Our national goal—all children reading by the end of 3rd grade—is a ludicrously low floor that may have become a ceiling. Children don’t learn to walk to get somewhere more efficiently. So too with reading: Children want to learn to read so they can make sense of the world around them. Good teachers capitalize on that intrinsic motivation.
What is happening in New Orleans should not stay in New Orleans. That is, principals everywhere should put their best teachers in 1st grade (and kindergarten) classes and then devote whatever additional resources are needed to ensure that children learn to read with comprehension. To do otherwise is to create candidates for remediation, special education, and other expensive programs.

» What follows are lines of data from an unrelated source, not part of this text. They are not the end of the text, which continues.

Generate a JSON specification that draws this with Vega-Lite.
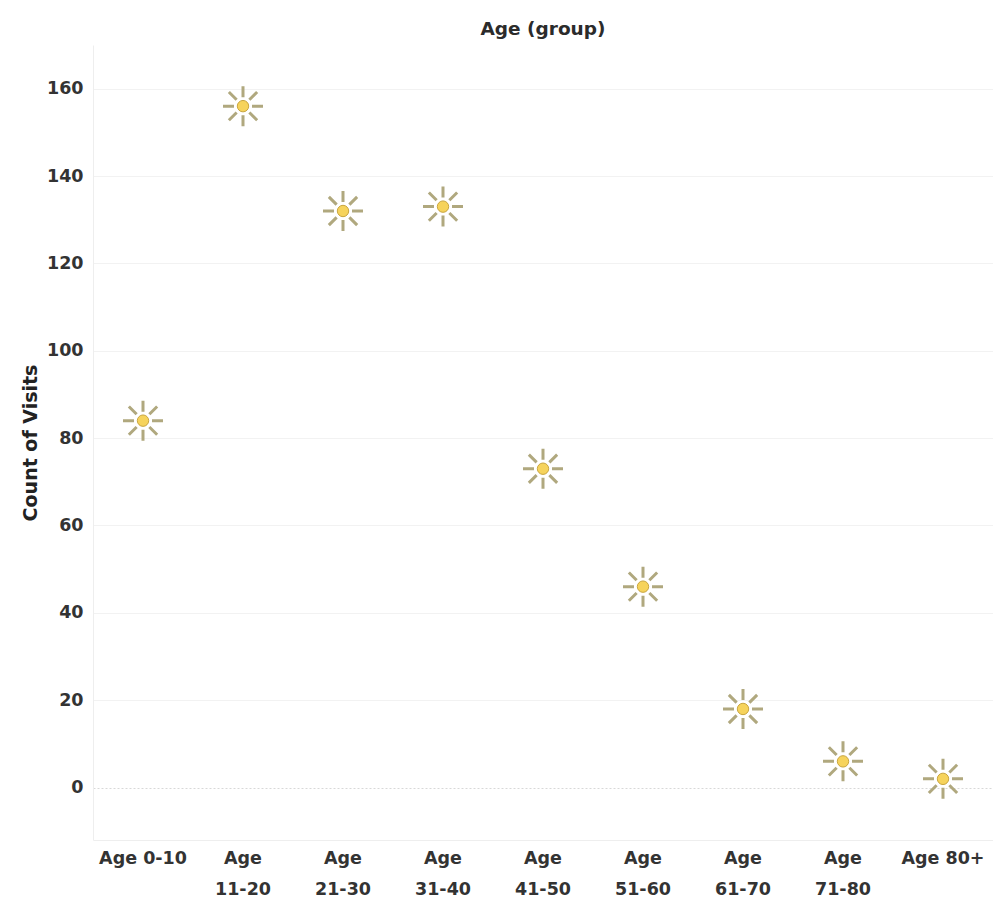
{
  "$schema": "https://vega.github.io/schema/vega-lite/v6.json",
  "width": 900,
  "height": 795,
  "autosize": {"type": "none"},
  "padding": {"left": 93, "top": 45, "right": 0, "bottom": 61},
  "background": "white",
  "config": {"view": {"stroke": null}},
  "title": {"text": "Age (group)", "font": "DejaVu Sans", "fontSize": 18.5, "fontWeight": "bold", "color": "#2b2b2b", "offset": 7},
  "data": {
    "values": [
      {"age": "Age 0-10", "visits": 84},
      {"age": "Age 11-20", "visits": 156},
      {"age": "Age 21-30", "visits": 132},
      {"age": "Age 31-40", "visits": 133},
      {"age": "Age 41-50", "visits": 73},
      {"age": "Age 51-60", "visits": 46},
      {"age": "Age 61-70", "visits": 18},
      {"age": "Age 71-80", "visits": 6},
      {"age": "Age 80+", "visits": 2}
    ]
  },
  "encoding": {
    "x": {
      "field": "age",
      "type": "nominal",
      "sort": null,
      "scale": {"type": "band", "paddingInner": 0, "paddingOuter": 0},
      "axis": {
        "title": null,
        "labelAngle": 0,
        "labelFont": "DejaVu Sans",
        "labelFontSize": 17.5,
        "labelFontWeight": "bold",
        "labelColor": "#333333",
        "labelPadding": 9,
        "labelLineHeight": 31,
        "labelLimit": 200,
        "ticks": false,
        "grid": false,
        "domainColor": "#eeeeee",
        "labelExpr": "datum.value == 'Age 0-10' || datum.value == 'Age 80+' ? datum.value : split(datum.value, ' ')"
      }
    },
    "y": {
      "field": "visits",
      "type": "quantitative",
      "scale": {"domain": [-12, 170], "nice": false, "zero": false},
      "axis": {
        "title": "Count of Visits",
        "titleFont": "DejaVu Sans",
        "titleFontSize": 19,
        "titleFontWeight": "bold",
        "titleColor": "#222222",
        "titlePadding": 6,
        "values": [0, 20, 40, 60, 80, 100, 120, 140, 160],
        "labelFont": "DejaVu Sans",
        "labelFontSize": 17.5,
        "labelFontWeight": "bold",
        "labelColor": "#333333",
        "labelPadding": 10,
        "ticks": false,
        "domainColor": "#eeeeee",
        "gridColor": {"condition": {"test": "datum.value === 0", "value": "#d8d8d8"}, "value": "#f2f2f2"},
        "gridDash": {"condition": {"test": "datum.value === 0", "value": [2, 2]}, "value": []}
      }
    }
  },
  "layer": [
    {
      "mark": {
        "type": "point",
        "shape": "M0,-1L0,-0.45M0,0.45L0,1M-1,0L-0.45,0M0.45,0L1,0M0.707,0.707L0.318,0.318M-0.707,-0.707L-0.318,-0.318M0.707,-0.707L0.318,-0.318M-0.707,0.707L-0.318,0.318",
        "filled": false,
        "stroke": "#b0a87e",
        "strokeWidth": 3,
        "size": 1600,
        "opacity": 1
      }
    },
    {
      "mark": {
        "type": "point",
        "shape": "circle",
        "filled": true,
        "fill": "#f6d35c",
        "stroke": "#c9a640",
        "strokeWidth": 1,
        "size": 130,
        "opacity": 1
      }
    }
  ]
}
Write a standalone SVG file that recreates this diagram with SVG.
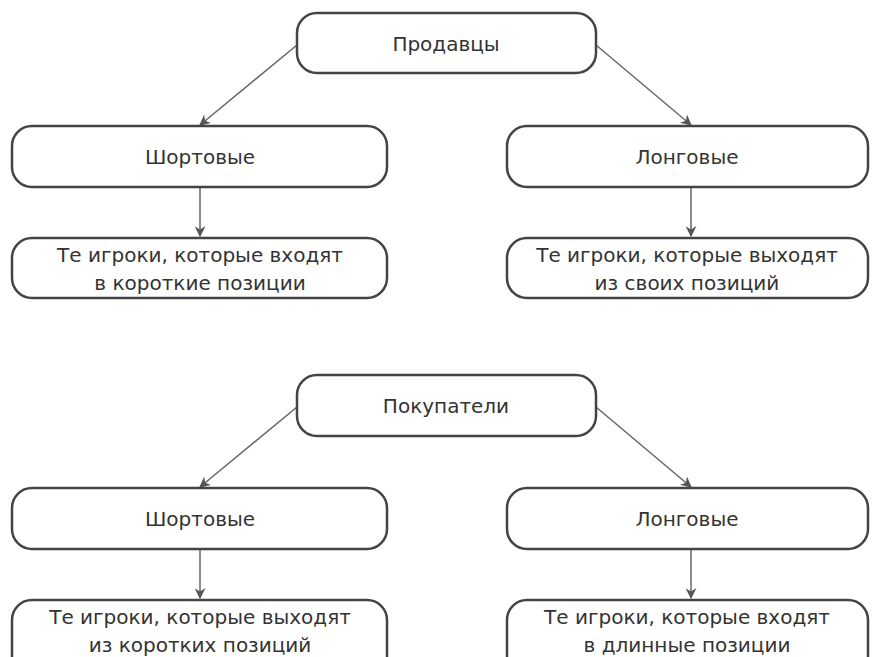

Paul Vallas is bubbling with confidence. He’s extended the school day and school year, standardized the curriculum, established regular benchmark testing, set up jobs programs for high school students, and introduced heaps of technology. What’s more, he’s brought in hundreds of young, idealistic, but inexperienced teachers through Teach For America and Teach NOLA, people he’s convinced will work until they drop—and make a huge difference. “I’m expecting double-digit gains this year,” he told me. “Hopefully, it will be double digits beginning with a 2, maybe even a 3. But I expect double-digit growth this year.”
However, unless 1st graders in New Orleans are learning to read, Vallas and whoever succeeds him will be playing catch-up forever.